Del 13 de mayo al 11 de febrero. Una evocación.

Como ayer todo era nuevo, como lo inimaginable sucedió, me sentí más libre para pensar en reacciones fabulosas…

Uno de mis primeros recuerdos de la infancia es el de mi familia atónita, preocupada y recogida en torno al viejo televisor blanco y negro del office de casa de mis abuelos. Le habían dado un tiro al Santo Padre. Para ellos, la idea de que un papa pudiese morir de ese modo, y además siendo el sucesor de otro que había fallecido repentinamente apenas un mes después de su elección, era completamente desconcertante. Aunque yo era sólo un crío y lógicamente no terminaba de comprender la trascendencia de aquellos acontecimientos, percibía el ambiente de preocupación y rezaba con miedo por el papa convaleciente.

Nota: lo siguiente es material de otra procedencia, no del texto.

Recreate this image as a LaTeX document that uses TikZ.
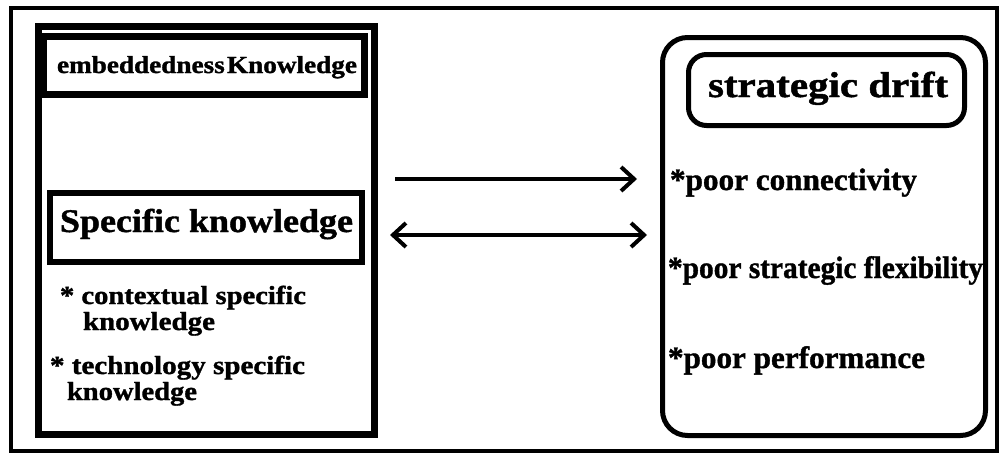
\documentclass[tikz,border=0pt]{standalone}
\usepackage{fontspec}
\setmainfont{Liberation Serif}[BoldFeatures={FakeBold=1.2}]
\usetikzlibrary{arrows.meta}
\newcommand\fitw[3]{\resizebox{#1}{\height}{\fontsize{#2}{#2}\selectfont\bfseries #3}}
\begin{document}
\begin{tikzpicture}[x=1pt,y=-1pt,
  box/.style={draw, inner sep=0pt, outer sep=0pt},
  txt/.style={anchor=base west, inner sep=0pt, outer sep=0pt},
  tipb/.tip={Straight Barb[length=13pt,width=24pt,line width=4pt]},
  arr/.style={line width=4pt, -tipb},
  arrboth/.style={line width=4pt, tipb-tipb}]
\useasboundingbox (0,0) rectangle (1005,455);
% outer frame
\node[box, line width=4pt, minimum width=986pt, minimum height=443pt] (F) at (504,229.5) {};
% left panel
\node[box, line width=7pt, minimum width=336pt, minimum height=408pt] (L) at (206.5,230.5) {};
\node[box, line width=7pt, minimum width=321pt, minimum height=58pt] (E) at (204,65.5) {};
\node[box, line width=6pt, minimum width=312pt, minimum height=69pt] (S) at (206,227.5) {};
% right panel
\node[box, line width=5pt, rounded corners=25pt, minimum width=323pt, minimum height=398pt] (R) at (824,236.5) {};
\node[box, line width=5pt, rounded corners=18pt, minimum width=276pt, minimum height=71pt] (D) at (826.5,90) {};
% texts
\node[txt] (te) at (57,73) {\fitw{300pt}{24.5}{embeddedness\hspace{2pt}Knowledge}};
\node[txt] (ts) at (60,232) {\fitw{293pt}{33}{Specific knowledge}};
\node[txt] (tc1) at (60,304) {\fitw{246pt}{26}{* contextual specific}};
\node[txt] (tc2) at (83,330) {\fitw{132pt}{26}{knowledge}};
\node[txt] (tt1) at (50,374) {\fitw{255pt}{26}{* technology specific}};
\node[txt] (tt2) at (67,400) {\fitw{130pt}{26}{knowledge}};
\node[txt] (td) at (708,97) {\fitw{240pt}{36}{strategic drift}};
\node[txt] (r1) at (670,190) {\fitw{247pt}{31}{*poor connectivity}};
\node[txt] (r2) at (668,278) {\fitw{315pt}{31}{*poor strategic flexibility}};
\node[txt] (r3) at (668,368) {\fitw{257pt}{31}{*poor performance}};
% arrows
\draw[arr, shorten <=20.5pt, shorten >=25.5pt] ([yshift=51.5pt]L.east) -- ([yshift=57.5pt]R.west);
\draw[arrboth, shorten <=15.5pt, shorten >=15.5pt] ([yshift=-4.5pt]L.east) -- ([yshift=1.5pt]R.west);
\end{tikzpicture}
\end{document}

Otra remembranza: mi madre, que con mano amorosa me despertaba diciéndome, supongo que a los dos o tres días de aquello, “tranquilo, que no se va a morir”.
 
    Hasta ahora, aquellos recuerdos habían permanecido almacenados y tapados, ocultos por muchos estratos de emociones y amores al Santo Padre. Ha tenido que hacerlos despertar el shock de ayer por la mañana, porque confieso que en el pozo de tristeza e incredulidad en que quedé sumido, volvían a estar los miedos de aquel niño. De un modo misterioso, un dimisionario Benedicto XVI me trajo a la memoria a un Juan Pablo II que herido se desangraba, y el topo Paoletto al criminal Ali Ağca. Con el tiempo, entendimos por qué todo aquello sucedió precisamente un 13 de mayo, día de la Virgen de Fátima, no me cabe duda de que también con el tiempo entenderemos por qué esta noticia nos la trajo ayer la Virgen de Lourdes, patrona de los enfermos.
 
    Como ayer todo era nuevo, como lo inimaginable sucedió, me sentí más libre para pensar en reacciones fabulosas y con absoluta ingenuidad creí verosímil que al rato se hubiesen agolpado los cardenales a la puerta del apartamento pontificio y que, de rodillas, le prometerían que para ellos no había más papa que el Papa, e incluso que le hubiesen hecho simbólica donación de sus piernas y brazos aún en cierta forma, para que fuesen sustitutos eficaces de los viejos miembros, doloridos y enfermos, del apóstol Pedro. Pero no pasó nada. Cabe esperar -pues me niego a renunciar a mi ingenuidad y a mundos mejor imaginados- que el mariscal del Cónclave se vea obligado a acudir al Monasterio de Mater Ecclesiae a informar al viejo cardenal Ratzinger de que en todas las papeletas estaba escrito el mismo nombre.
 
    Ya ve el querido lector que frente a tanto vaticanista experto imaginando ocultísimas razones, este Pomar ha preferido empadronarse en la Arcadia. Acaso como refugio de ensueño contra remordimientos, y es que dijo Nuestro Señor “Si no os volvéis como los niños, no entraréis en el reino de los cielos.” ¿Cómo no sentir algo de desasosiego por no haber rezado para sostener a Pedro con la intensidad que lo hizo hace tantos años aquel niño que fui? Que sea la mano amorosa de Nuestra Madre la que nos tranquilice al despertar.